Sebagai contoh, ketika masyarakat adat di Papua menerima kompensasi untuk tanah yang digunakan oleh perusahaan tambang, mereka mungkin mendapatkan sejumlah uang dalam jangka pendek. Namun, setelah uang tersebut habis, mereka sering kali tidak memiliki sumber daya alam untuk kembali mendukung hidup mereka. Tidak adanya keterampilan untuk berpartisipasi dalam ekonomi modern, serta hilangnya hutan yang menjadi sumber penghidupan utama, membuat mereka rentan terhadap kemiskinan dan ketergantungan pada bantuan eksternal.
Menurut penelitian dari World Bank, hilangnya sumber daya alam bagi masyarakat adat akibat proyek investasi juga meningkatkan kerentanan terhadap eksploitasi ekonomi dan sosial. Ketika mereka kehilangan tanah, mereka juga kehilangan kontrol terhadap kehidupan mereka sendiri, yang menyebabkan marginalisasi lebih lanjut dalam masyarakat modern.
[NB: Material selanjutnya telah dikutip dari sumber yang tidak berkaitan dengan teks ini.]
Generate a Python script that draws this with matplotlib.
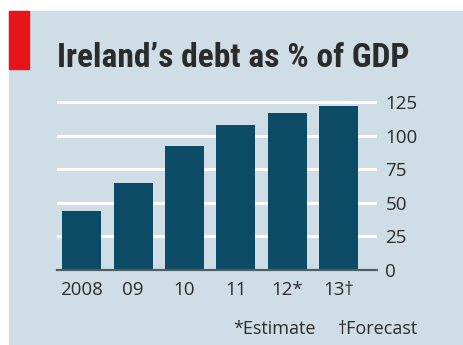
import matplotlib
matplotlib.use("Agg")
import matplotlib.pyplot as plt
from matplotlib import font_manager
from matplotlib.patches import Rectangle

# Data: Ireland's government debt, % of GDP
years = ["2008", "09", "10", "11", "12*", "13\u2020"]
debt = [44, 65, 92, 108, 117, 122]
yticks = [0, 25, 50, 75, 100, 125]

title = "Ireland\u2019s debt as % of GDP"
note_est = "*Estimate"
note_fc = "\u2020Forecast"

bg = "#cfdde6"
bar_col = "#0c4b66"
text_col = "#2b2b2b"

names = {f.name for f in font_manager.fontManager.ttflist}


def pick(cands):
    for c in cands:
        if c in names:
            return c
    return "DejaVu Sans"


title_font = pick(["Liberation Sans Narrow", "Roboto Condensed",
                   "Open Sans Condensed", "Lato", "Roboto"])
body_font = pick(["Open Sans", "Lato", "DejaVu Sans"])

W, H = 464, 345
fig = plt.figure(figsize=(W / 100, H / 100), dpi=100)
fig.patch.set_facecolor("white")

# Panel background and red tab
fig.add_artist(Rectangle((9 / W, 0), 1 - 9 / W, 1 - 11 / H,
                         transform=fig.transFigure, color=bg, zorder=0))
fig.add_artist(Rectangle((9 / W, 1 - 69 / H), 20 / W, 58 / H,
                         transform=fig.transFigure, color="#e8141c", zorder=1))

ttl = fig.text(57 / W, 1 - 67 / H, title, fontsize=21, fontweight="bold",
               family=title_font, color=text_col, va="baseline", ha="left")
# Fit the headline to span 57..409 px
renderer = fig.canvas.get_renderer()
w = ttl.get_window_extent(renderer).width
ttl.set_fontsize(21 * 352 / w)

# Axes area: x 57..377 px, y 0 at 270 px, 125 at 102 px
ax_left, ax_right = 57, 377
y0_px, y125_px = 270, 102
top_val = 130
px_per_unit = (y0_px - y125_px) / 125
ax_top_px = y0_px - top_val * px_per_unit
ax = fig.add_axes([ax_left / W, 1 - y0_px / H, (ax_right - ax_left) / W,
                   (y0_px - ax_top_px) / H])
ax.set_facecolor("none")
ax.set_ylim(0, top_val)
ax.set_xlim(-0.48, 5.75)

x = list(range(len(years)))
ax.bar(x, debt, width=0.76, color=bar_col, zorder=3)

for t in yticks[1:]:
    ax.axhline(t, color="white", lw=2.2, zorder=1)
ax.axhline(0, color="#4f5f68", lw=1.6, zorder=4, clip_on=False)

for s in ax.spines.values():
    s.set_visible(False)
ax.set_xticks(x)
ax.set_xticklabels(years)
ax.yaxis.tick_right()
ax.set_yticks(yticks)
ax.set_yticklabels([str(t) for t in yticks])
ax.tick_params(axis="both", length=0, labelsize=13.5, colors=text_col)
ax.tick_params(axis="y", pad=6)
ax.tick_params(axis="x", pad=8)
for lab in ax.get_xticklabels() + ax.get_yticklabels():
    lab.set_family(body_font)
    lab.set_color(text_col)

fig.text(316 / W, 1 - 329 / H, note_est, fontsize=13, family=body_font,
         color=text_col, ha="right", va="center")
fig.text(418 / W, 1 - 329 / H, note_fc, fontsize=13, family=body_font,
         color=text_col, ha="right", va="center")

fig.savefig("out.png", dpi=100, facecolor=fig.get_facecolor())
Alih-alih menjadi sejahtera, mereka sering kali terpinggirkan dan mengalami kesulitan beradaptasi dengan model ekonomi kapitalis yang tidak sesuai dengan budaya mereka.
c. Â Pembangunan Berkelanjutan dan Hak Asasi
Dalam ranah hukum lingkungan, Profesor Nico Schrijver, ahli terkemuka dalam hak-hak lingkungan dan pembangunan berkelanjutan, menyatakan bahwa pendekatan berbasis kompensasi sering kali mengabaikan aspek keberlanjutan. Menurut Schrijver, pembangunan yang didasarkan pada eksploitasi sumber daya alam tanpa mempertimbangkan dampak jangka panjang terhadap ekosistem dan masyarakat lokal adalah bentuk "pembangunan yang merusak." Ia menekankan bahwa ganti rugi finansial tidak dapat memperbaiki kerusakan lingkungan yang tak terpulihkan, seperti pencemaran air dan tanah akibat tambang atau deforestasi besar-besaran untuk perkebunan.
Salah satu contoh konkret dari perspektif ini dapat dilihat pada dampak pertambangan emas dan tembaga di Grasberg, Papua. Walaupun masyarakat adat menerima kompensasi finansial, operasi tambang tersebut telah menyebabkan pencemaran sungai dan tanah, yang menghancurkan ekosistem lokal dan mengancam kesehatan penduduk setempat. Dalam hal ini, uang kompensasi tidak mampu mengembalikan ekosistem yang rusak atau menyediakan sumber air bersih yang mereka butuhkan untuk bertahan hidup.